Now, as the United States and China jockey for more influence in the South Pacific, that balancing act has become fraught. Take the case of Prime Minister Ishmael Kalsakau, who in recent months signed a security pact with Australia, met with President Emmanuel Macron of France, welcomed American plans to set up an embassy in Vanuatu, and hosted Chinese police experts in Port Vila, the capital.
But for Mr. Kalsakau’s political opponents, he had veered too close to the West. On Monday, 10 months after he become the country’s leader, Mr. Kalsakau was ousted in a no-confidence vote. Mr. Kalsakau’s camp says his detractors and the new prime minister, Sato Kilman, are hardly neutral, and have accused China of interfering in Vanuatu’s politics.
Both sides have rejected the allegations thrown at them — but what is clear is that the country of around 320,000 people is again engulfed in political turmoil. Vanuatu has had four different leaders in five years.
As more powerful players exert their influence in the Pacific, Vanuatu and its island neighbors, including Fiji, Samoa and the Solomon Islands, have been courted by China and the West with offers of aid and financial support.
The biggest country in the region, Australia, is the largest source of humanitarian assistance for Vanuatu. China is Vanuatu’s biggest overseas creditor, and in recent years it has financed and built a large wharf on the island nation.
“Vanuatu has always maintained, quite doggedly, this nonaligned position,” said Tess Newton Cain, an expert on the region at Griffith University in Australia. “Across the board, within the Vanuatu leadership, there is quite a well-developed sense that the best thing for them to do is not pick a side.”
She added: “The best thing to be is a prize not yet won.”
Concerns about managing that position were apparent in the text of the no-confidence motion that led to Mr. Kalsakau’s ouster.
The government “must conduct its relations impartially,” the motion read, “and not allow our independent and sovereign nation to be sucked into a game it does not want and to be used inappropriately by competing nations to exert dominance in our region.”
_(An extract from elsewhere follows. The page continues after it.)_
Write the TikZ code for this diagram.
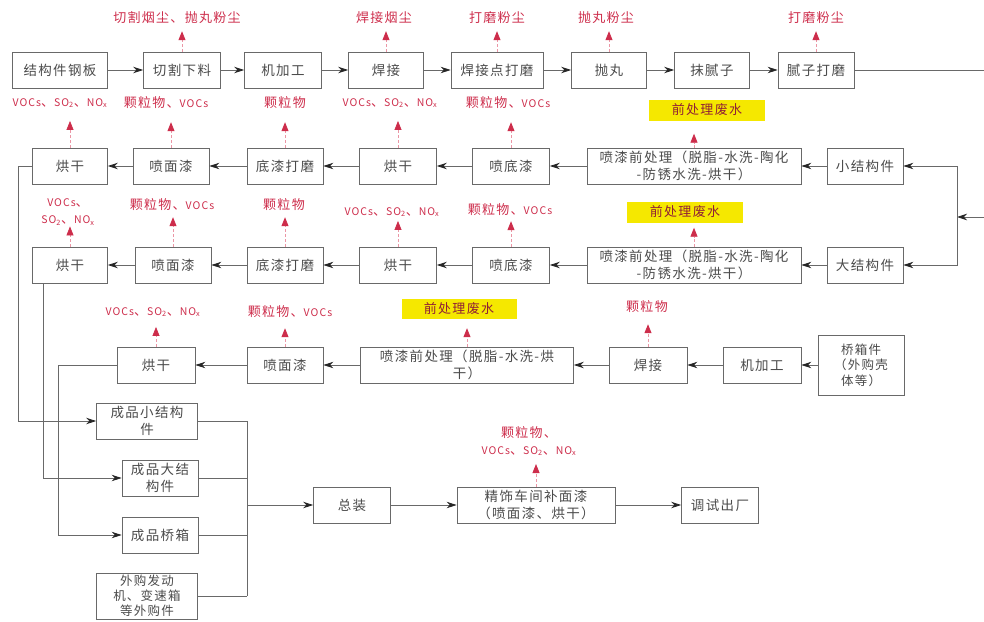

Mr. Kilman, the new prime minister, has already indicated that the accord with Australia, which calls on the nations to establish “efficient and effective security cooperation” and which has not yet been ratified by Vanuatu’s Parliament, may be abandoned or substantially changed.
“At this point in time, I am not sure whether it is in the best interests of Vanuatu or not,” he told reporters on Tuesday. “If it is not all good, and there needs to be some changes, then we speak with Australia to see what we can do together to make it something workable.”
Mr. Kilman, who is now taking his fifth turn as the country’s prime minister, is widely described as being more open to Chinese cooperation than his predecessor. In 2012, he made headlines after he expelled all Australian police officers in retaliation for what he described as “disrespectful” treatment during a visit to Australia. Three years later, after his return to the prime ministerial role, he met with Xi Jinping, China’s top leader, and pledged closer ties between the two countries.
As leader of the opposition, Mr. Kalsakau said he intends to fight for the security deal and to support the planned U.S. Embassy, said Kalvau Moli, his former chief of staff. “We will be setting up a motion of inquiry into Chinese influence in this recent election,” he said.
For most residents of Vanuatu, questions of foreign interference were far from top of the agenda, as the country battles economic difficulties and the recovery from twin cyclones earlier this year, Dr. Newton Cain said.
Vanuatu’s per capita gross domestic product is just over $3,100, according to International Monetary Fund statistics.
“The vibe around the political turmoil is one of frustration,” Dr. Newton Cain said. “They just need everyone to sit down, and do their jobs, and do them properly, for a significant period of time.”
Even so, foreign policy remains a critical tool for Vanuatu. Facing existential threats from climate change, the country has also fought a valiant David-Goliath fight against more powerful nations, calling on the International Court of Justice earlier this year to issue an opinion on whether governments have “legal obligations” to protect people from climate hazards and whether nations can be sued their failure to mitigate them.
The tumult in Vanuatu, said Dominic O’Sullivan, a political scientist at Charles Sturt University in Canberra, Australia, could also have ripple effects on the rest of the region.
“Vanuatu gets an awful lot of aid from both Australia and China, but China, I think, expects a lot more in return,” he said.
“Australia would like neutrality. China doesn’t want neutrality — it wants an ally.”